Hey Bill. Thanks for the comment.
What you’ve stated is true…and I agree with you. The purpose for this is to illustrate to a web analyst(whom may have relatively low frequency or experience with multivariate testing) the ability to create an understanding of how divergence can impact the test through the comparison of the elements being tested. Also, it might be a point of interest to people who’ve already been testing but unsure as to why their experiments are taking forever to reach statistical significance. GWO does not ‘complete’ a test until the relevance rating has reached a certain threshold of validity. Building in a dog element can help foster expedience.
In addition, to respond to the latter statement, if all the tested elements are very strong, the divergence will occur versus the original.

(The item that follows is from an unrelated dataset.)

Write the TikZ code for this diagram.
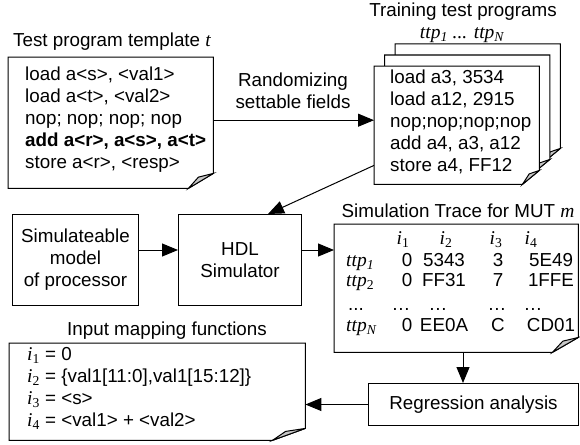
\documentclass[tikz,border=0pt]{standalone}
\usepackage{fontspec}
\setmainfont{Liberation Sans}
\newfontfamily\tms{Liberation Serif}
\usetikzlibrary{arrows.meta,backgrounds}

\definecolor{flapgray}{gray}{0.78}
\newcommand{\itm}[1]{{\tms\itshape\fontsize{19.5}{22}\selectfont #1}}
\newcommand{\iv}[1]{{\tms\fontsize{19.5}{22}\selectfont\textit{i}\textsubscript{#1}}}
\newcommand{\ttpv}[1]{{\tms\fontsize{19.5}{22}\selectfont\textit{ttp}\textsubscript{#1}}}

\tikzset{
  box/.style={draw, line width=1pt, anchor=north west, inner sep=0pt, align=center},
  page/.style={anchor=north west, inner sep=0pt},
  listing/.style={anchor=west, inner sep=0pt, align=left},
  cell/.style={anchor=base, inner sep=0pt},
  arr/.style={line width=1pt, -{Triangle[length=16pt,width=13pt]}},
  outline/.style={line width=1pt, fill=white},
  flap/.style={line width=1pt, fill=flapgray},
}

% page outline with a folded corner, drawn round a named node
\newcommand{\docnote}[3]{%
  \draw[outline] (#1.north west) -- (#1.north east) -- ([yshift=#3]#1.south east)
    -- ([xshift=-#2]#1.south east) -- (#1.south west) -- cycle;
  \draw[flap] ([xshift=-#2]#1.south east) -- ([yshift=#3]#1.south east)
    -- ([xshift=-0.6*#2, yshift=0.75*#3]#1.south east) -- cycle;
}

\begin{document}
\begin{tikzpicture}[x=1pt, y=-1pt, font=\fontsize{18.8}{22}\selectfont]
\useasboundingbox (0,0) rectangle (580,444);

% document pages
\node[page, minimum width=205pt, minimum height=131pt] (tpl) at (8,57) {};
\node[page, minimum width=165pt, minimum height=118pt] (ttpc) at (395,44) {};
\node[page, minimum width=165pt, minimum height=118pt] (ttpb) at (384.5,55) {};
\node[page, minimum width=165pt, minimum height=118pt] (ttp) at (374,66) {};
\node[page, minimum width=244pt, minimum height=128pt] (trace) at (334,224) {};
\node[page, minimum width=296pt, minimum height=97pt] (imap) at (9,343) {};

\begin{pgfonlayer}{background}
  \docnote{tpl}{25pt}{15pt}
  \docnote{ttpc}{17pt}{14pt}
  \docnote{ttpb}{17pt}{14pt}
  \docnote{ttp}{17pt}{14pt}
  \docnote{trace}{26pt}{15pt}
  \docnote{imap}{33pt}{12pt}
\end{pgfonlayer}

% plain boxes
\node[box, minimum width=126pt, minimum height=91pt] (model) at (12,214) {Simulateable\\model\\of processor};
\node[box, minimum width=123pt, minimum height=91pt] (hdl) at (178,214) {HDL\\Simulator};
\node[box, minimum width=210pt, minimum height=42pt] (regr) at (368,383) {Regression analysis};

% titles
\node[anchor=base] (tpltitle) at (112,47) {Test program template \itm{t}};
\node[anchor=base] (ttptitle) at (463,17) {Training test programs};
\node[anchor=base] (ttpnames) at (462,38) {\itm{ttp\textsubscript{1} ... ttp\textsubscript{N}}};
\node[anchor=base east] (trctitle) at (578,217) {Simulation Trace for MUT \itm{m}};
\node[anchor=base] (maptitle) at (167,335) {Input mapping functions};

% page contents
\node[listing] (tpltext) at ([xshift=17pt, yshift=3pt]tpl.west) {load a<s>, <val1>\\load a<t>, <val2>\\nop; nop; nop; nop\\\textbf{add a<r>, a<s>, a<t>}\\store a<r>, <resp>};
\node[listing] (ttptext) at ([xshift=16pt, yshift=3.5pt]ttp.west) {load a3, 3534\\load a12, 2915\\nop;nop;nop;nop\\add a4, a3, a12\\store a4, FF12};
\node[listing] (imaptext) at ([xshift=18pt, yshift=3.5pt]imap.west) {\iv{1} = 0\\\iv{2} = \{val1[11:0],val1[15:12]\}\\\iv{3} = <s>\\\iv{4} = <val1> + <val2>};

% trace table
\foreach \txt/\x [count=\k] in {1/403, 2/446, 3/496, 4/531}
  \node[cell] (head-\k) at (\x,244) {\iv{\txt}};
\foreach \y/\lab/\va/\vb/\vc/\vd [count=\r] in {266/\textit{1}/0/5343/3/5E49, 286/2/0/FF31/7/1FFE, 331/\textit{N}/0/EE0A/C/CD01} {
  \node[cell, anchor=base west] (lab-\r) at (346,\y) {\ttpv{\lab}};
  \node[cell] (va-\r) at (407,\y) {\va};
  \node[cell] (vb-\r) at (444,\y) {\vb};
  \node[cell] (vc-\r) at (498,\y) {\vc};
  \node[cell] (vd-\r) at (551,\y) {\vd};
}
\node[cell, anchor=base west] (lab-dots) at (348,310) {...};
\foreach \x [count=\k] in {401, 438, 497, 533}
  \node[cell] (dots-\k) at (\x,310) {\textellipsis};

% connectors
\coordinate (randy) at ([yshift=2.5pt]tpl.east);
\draw[arr] (randy) -- (randy -| ttp.west);
\node[align=center] (randlbl) at (293,91) {Randomizing\\settable fields};

\coordinate (simlvl) at (0,250);
\draw[arr] (model.east |- simlvl) -- (hdl.west |- simlvl);
\draw[arr] (hdl.east |- simlvl) -- (trace.west |- simlvl);

\coordinate (ttpout) at ([yshift=19pt]ttp.south west);
\coordinate (hdlin) at ([xshift=28pt]hdl.north);
\draw[arr] (ttpout) -- (hdlin);

\coordinate (regrcol) at (463,0);
\draw[arr] (trace.south -| regrcol) -- (regr.north -| regrcol);
\draw[arr] (regr.west) -- (regr.west -| imap.east);
\end{tikzpicture}
\end{document}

Again, thanks for the note.
Daniel

Billy Shih added the following ...
I love this sentence:
“Should the analyst be lucky enough to be surrounded by highly intelligent peers, the resulting discussion from success or failure from each hypothesis should be equally as fruitful in insights on which to base future hypotheses.”
It’s often hard to convince people that results, whether their spectacular or lukewarm, always teach you something that can help you improve the page.
I’m curious about this statement though:
-Create four or five suitable alternatives (with at least one marginally poor headline to create divergence).
Why is it necessary to create divergence? And why with a marginally poor headline?
I believe if you test sufficiently different headlines, you will create some divergence regardless. Still, I don’t see how if all of the titles are good, why that would negatively impact the test or your results?